When I was a kitchen manager, I was the ultimate calm over the kitchen. I was one of the guys that rarely exploded when a customer sent their order of Lo Mein back, or when that mom came in with her three kids 10 minutes before close. I shined when I was alone, working a double shift, and there was a line out the door.
While my kitchen-mates would immediately start cursing and banging pans around, I would turn to them, look them in the eye, and simply say, "Hakuna Matata."
Inevitably they would ask "What the hell did you just say?"
And that was the open invitation to reach deep into my stomach and sing, "Hakuna Matata, what a wonderful phrase..."
It had an instant calming effect on the kitchen. The sheer ridiculousness of the boss sinking into his best baritone, and singing hits from the Lion King, cooled the heat of the angry college kids.

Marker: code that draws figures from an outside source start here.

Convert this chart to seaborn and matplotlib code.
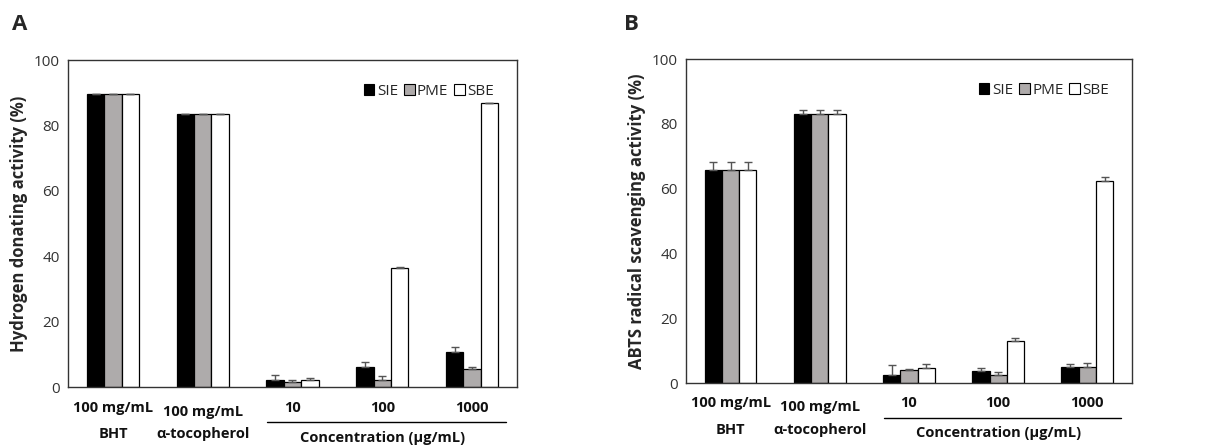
import numpy as np
import pandas as pd
import matplotlib
matplotlib.use("Agg")
import matplotlib.pyplot as plt
import seaborn as sns
from matplotlib.patches import Patch
import matplotlib.transforms as mtransforms

sns.set_theme(style="white")
plt.rcParams['font.family'] = ['Open Sans', 'DejaVu Sans']

groups = ["BHT", "α-tocopherol", "10", "100", "1000"]
extracts = ["SIE", "PME", "SBE"]

# Panel A: Hydrogen donating activity (%)
a_sie = [89.5, 83.4, 2.3, 6.2, 10.6]
a_pme = [89.5, 83.4, 1.5, 2.3, 5.6]
a_sbe = [89.5, 83.4, 2.1, 36.4, 86.8]
a_sie_err = [0.2, 0.2, 1.4, 1.5, 1.6]
a_pme_err = [0.2, 0.2, 0.8, 1.1, 0.6]
a_sbe_err = [0.2, 0.2, 0.6, 0.2, 0.1]

# Panel B: ABTS radical scavenging activity (%)
b_sie = [65.8, 83.2, 2.6, 3.8, 4.9]
b_pme = [65.8, 83.2, 4.1, 2.6, 4.9]
b_sbe = [65.8, 83.2, 4.6, 12.9, 62.3]
b_sie_err = [2.4, 1.2, 2.9, 0.7, 0.9]
b_pme_err = [2.4, 1.2, 0.2, 0.9, 1.2]
b_sbe_err = [2.4, 1.2, 1.2, 1.1, 1.2]

line1_labels = ["100 mg/mL", "100 mg/mL", "10", "100", "1000"]
line2_labels = ["BHT", "α-tocopherol"]
conc_label = "Concentration (μg/mL)"
colors = ["#000000", "#aeaaaa", "#ffffff"]


def panel(ax, vals, errs, ylabel, letter, letter_x):
    df = pd.DataFrame({
        "group": groups * 3,
        "extract": sum([[e] * len(groups) for e in extracts], []),
        "value": vals[0] + vals[1] + vals[2],
    })
    sns.barplot(data=df, x="group", y="value", hue="extract", order=groups,
                hue_order=extracts, palette=colors, edgecolor="black",
                linewidth=0.9, width=0.58, errorbar=None, ax=ax, legend=False)
    for cont, err in zip(ax.containers, errs):
        xs = [b.get_x() + b.get_width() / 2 for b in cont]
        hs = [b.get_height() for b in cont]
        ax.errorbar(xs, hs, yerr=[np.zeros(len(err)), err], fmt="none",
                    ecolor="#555555", elinewidth=1, capsize=3, capthick=1, zorder=3)
    ax.set_ylim(0, 100)
    ax.set_xlim(-0.5, 4.5)
    ax.set_yticks([0, 20, 40, 60, 80, 100])
    ax.tick_params(axis="y", labelsize=11, labelcolor="#333333", length=0, pad=6)
    ax.set_xticks([0.5, 1.5, 2.5, 3.5])
    ax.set_xticklabels([])
    ax.tick_params(axis="x", direction="in", length=5, width=1, color="#333333")
    ax.set_xlabel("")
    ax.set_ylabel(ylabel, fontsize=12, fontweight="bold", labelpad=4)
    for s in ax.spines.values():
        s.set_color("#333333")
        s.set_linewidth(1)
    trans = mtransforms.blended_transform_factory(ax.transData, ax.transAxes)
    for i, t in enumerate(line1_labels):
        dy = -0.075 if i == 1 else -0.063
        ax.text(i, dy, t, transform=trans, ha="center", va="center",
                fontsize=10.5, fontweight="bold", color="#111111")
    for i, t in enumerate(line2_labels):
        ax.text(i, -0.145, t, transform=trans, ha="center", va="center",
                fontsize=10.5, fontweight="bold", color="#111111")
    ax.plot([1.72, 4.38], [-0.108, -0.108], transform=trans, color="black",
            lw=1, clip_on=False)
    ax.text(3.0, -0.155, conc_label, transform=trans, ha="center", va="center",
            fontsize=10.5, fontweight="bold", color="#111111")
    handles = [Patch(facecolor=c, edgecolor="black", linewidth=0.8) for c in colors]
    ax.legend(handles, extracts, loc="upper right", ncol=3, frameon=False,
              fontsize=11, handlelength=0.7, handleheight=0.7,
              handletextpad=0.15, columnspacing=0.4, bbox_to_anchor=(0.98, 0.97))
    ax.figure.text(letter_x, 0.945, letter, fontsize=16, fontweight="bold",
                   ha="left", va="center")


fig = plt.figure(figsize=(12.25, 4.48), dpi=100)
ax1 = fig.add_axes([0.0555, 0.136, 0.3665, 0.730])
ax2 = fig.add_axes([0.560, 0.145, 0.364, 0.723])
panel(ax1, [a_sie, a_pme, a_sbe], [a_sie_err, a_pme_err, a_sbe_err],
      "Hydrogen donating activity (%)", "A", 0.010)
panel(ax2, [b_sie, b_pme, b_sbe], [b_sie_err, b_pme_err, b_sbe_err],
      "ABTS radical scavenging activity (%)", "B", 0.509)
fig.savefig("out.png", dpi=100)
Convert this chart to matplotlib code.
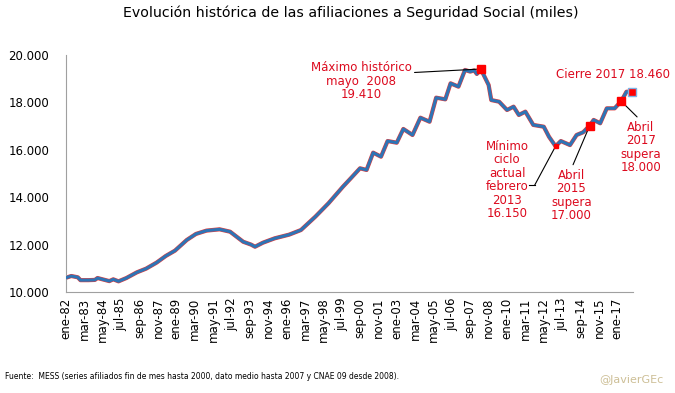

But sometimes I forget the lesson that the Lion King taught me, and I in turn taught others.
Since July of last year, there's been this stress monster that just sort of burrows into the back of my neck and makes my chest feel heavy. It briefly leaves for periods of time and I feel great again, but even when it appears I'm having fun, my mind is racing, trying to solve all the issues Sal and I have.

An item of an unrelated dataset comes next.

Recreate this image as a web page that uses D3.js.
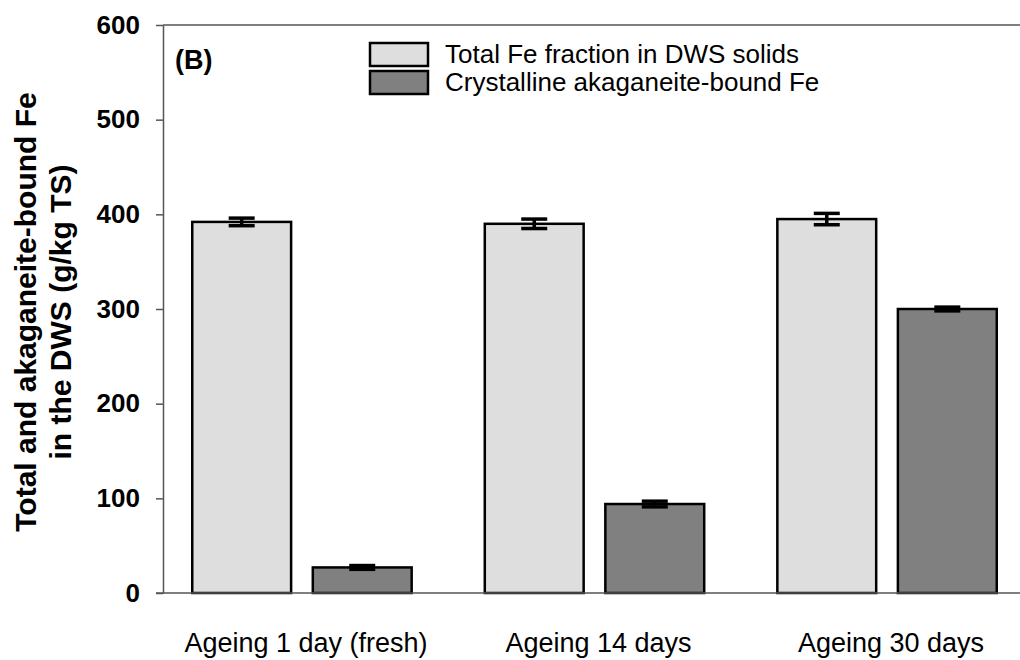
<!DOCTYPE html>
<html>
<head>
<meta charset="utf-8">
<script src="https://cdn.jsdelivr.net/npm/d3@7"></script>
<style>
body { margin: 0; background: #fff; }
svg { display: block; font-family: "Liberation Sans", Arial, sans-serif; }
</style>
</head>
<body>
<svg></svg>
<script>
let categories = ["Ageing 1 day (fresh)", "Ageing 14 days", "Ageing 30 days"]
let seriesNames = ["Total Fe fraction in DWS solids", "Crystalline akaganeite-bound Fe"]
let totalFe = [392, 390, 395]
let totalFeErr = [4, 5, 6]
let akaFe = [27, 94, 300]
let akaFeErr = [2, 3, 2]
let yTicks = [0, 100, 200, 300, 400, 500, 600]

let width = 1020
let height = 660
let plotLeft = 163
let plotTop = 25
let plotBottom = 593
let fills = ["#dedede", "#808080"]

let svg = d3.select("svg")
    .attr("width", width)
    .attr("height", height)

let rows = categories.map((c, i) => {
    return {
        cat: c,
        vals: [
            {s: 0, v: totalFe[i], e: totalFeErr[i]},
            {s: 1, v: akaFe[i], e: akaFeErr[i]}
        ]
    }
})

let yScale = d3.scaleLinear()
    .domain([0, 600])
    .range([plotBottom, plotTop])

let xScale = d3.scaleBand()
    .domain(categories)
    .range([plotLeft, 1026])
    .paddingInner(0.25)
    .paddingOuter(0.1)

let inner = d3.scaleBand()
    .domain([0, 1])
    .range([0, xScale.bandwidth()])
    .paddingInner(0.18)

// frame line on top
svg.append("line")
    .attr("x1", plotLeft).attr("x2", width)
    .attr("y1", plotTop).attr("y2", plotTop)
    .attr("stroke", "#555").attr("stroke-width", 1.5)

let groups = svg.selectAll(".grp")
    .data(rows)
    .enter()
    .append("g")
    .attr("class", "grp")
    .attr("transform", (d) => "translate(" + xScale(d.cat) + ",0)")

groups.selectAll("rect")
    .data((d) => d.vals)
    .enter()
    .append("rect")
    .attr("x", (d) => inner(d.s))
    .attr("width", inner.bandwidth())
    .attr("y", (d) => yScale(d.v))
    .attr("height", (d) => plotBottom - yScale(d.v))
    .attr("fill", (d) => fills[d.s])
    .attr("stroke", "#000")
    .attr("stroke-width", 2.5)

let capW = 13
let err = groups.selectAll(".err")
    .data((d) => d.vals)
    .enter()
    .append("g")
    .attr("class", "err")
    .attr("transform", (d) => "translate(" + (inner(d.s) + inner.bandwidth() / 2) + ",0)")

err.append("line")
    .attr("x1", 0).attr("x2", 0)
    .attr("y1", (d) => yScale(d.v + d.e))
    .attr("y2", (d) => yScale(d.v - d.e))
    .attr("stroke", "#000").attr("stroke-width", 3.5)
err.append("line")
    .attr("x1", -capW).attr("x2", capW)
    .attr("y1", (d) => yScale(d.v + d.e))
    .attr("y2", (d) => yScale(d.v + d.e))
    .attr("stroke", "#000").attr("stroke-width", 3.5)
err.append("line")
    .attr("x1", -capW).attr("x2", capW)
    .attr("y1", (d) => yScale(d.v - d.e))
    .attr("y2", (d) => yScale(d.v - d.e))
    .attr("stroke", "#000").attr("stroke-width", 3.5)

// axes
let yAxis = d3.axisLeft(yScale)
    .tickValues(yTicks)
    .tickSize(7)
    .tickPadding(16)
    .tickSizeOuter(0)

let gy = svg.append("g")
    .attr("transform", "translate(" + plotLeft + ",0)")
    .call(yAxis)
gy.select(".domain").attr("stroke", "#555").attr("stroke-width", 1.5)
gy.selectAll(".tick line").attr("stroke", "#555").attr("stroke-width", 1.5)
gy.selectAll(".tick text")
    .attr("font-size", 26)
    .attr("font-weight", "bold")
    .attr("fill", "#000")
    .attr("font-family", "Liberation Sans, Arial, sans-serif")

svg.append("line")
    .attr("x1", plotLeft - 7).attr("x2", width)
    .attr("y1", plotBottom).attr("y2", plotBottom)
    .attr("stroke", "#555").attr("stroke-width", 1.5)

svg.selectAll(".cat")
    .data(categories)
    .enter()
    .append("text")
    .attr("class", "cat")
    .attr("x", (d) => xScale(d) + xScale.bandwidth() / 2 + 4)
    .attr("y", 652)
    .attr("text-anchor", "middle")
    .attr("font-size", 27)
    .text((d) => d)

// y title
let yt = svg.append("text")
    .attr("transform", "translate(36,312) rotate(-90)")
    .attr("text-anchor", "middle")
    .attr("font-size", 30)
    .attr("font-weight", "bold")
yt.append("tspan").attr("x", 0).attr("dy", 0).text("Total and akaganeite-bound Fe")
yt.append("tspan").attr("x", 0).attr("dy", 35).text("in the DWS (g/kg TS)")

svg.append("text")
    .attr("x", 175)
    .attr("y", 69)
    .attr("font-size", 27)
    .attr("font-weight", "bold")
    .text("(B)")

// legend
let leg = svg.selectAll(".leg")
    .data(seriesNames)
    .enter()
    .append("g")
    .attr("class", "leg")
    .attr("transform", (d, i) => "translate(370," + (43 + i * 28) + ")")
leg.append("rect")
    .attr("width", 58).attr("height", 23)
    .attr("fill", (d, i) => fills[i])
    .attr("stroke", "#000").attr("stroke-width", 2.5)
leg.append("text")
    .attr("x", 75)
    .attr("y", 20)
    .attr("font-size", 26)
    .text((d) => d)
</script>
</body>
</html>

It's exhausting. When you don't have a weekend to hit the reset button, like this weekend for instance, my body starts to shut down. Sal often thinks I'm in a bad mood, but really what is happening is my brain sort of goes into a hibernation mode. I just can't think of things to say and am too tired to keep up conversation.
Much of my stress is caused by things that I know will eventually be resolved: student loans, cars, surgeries, house projects, etc. But I forget to remind myself that these issues will go away in the next few years. I get caught in the now every time I see my bank statement.
I'm going to try to be better about this. Sometimes you have to just sit back and remember that problem-free philosophy.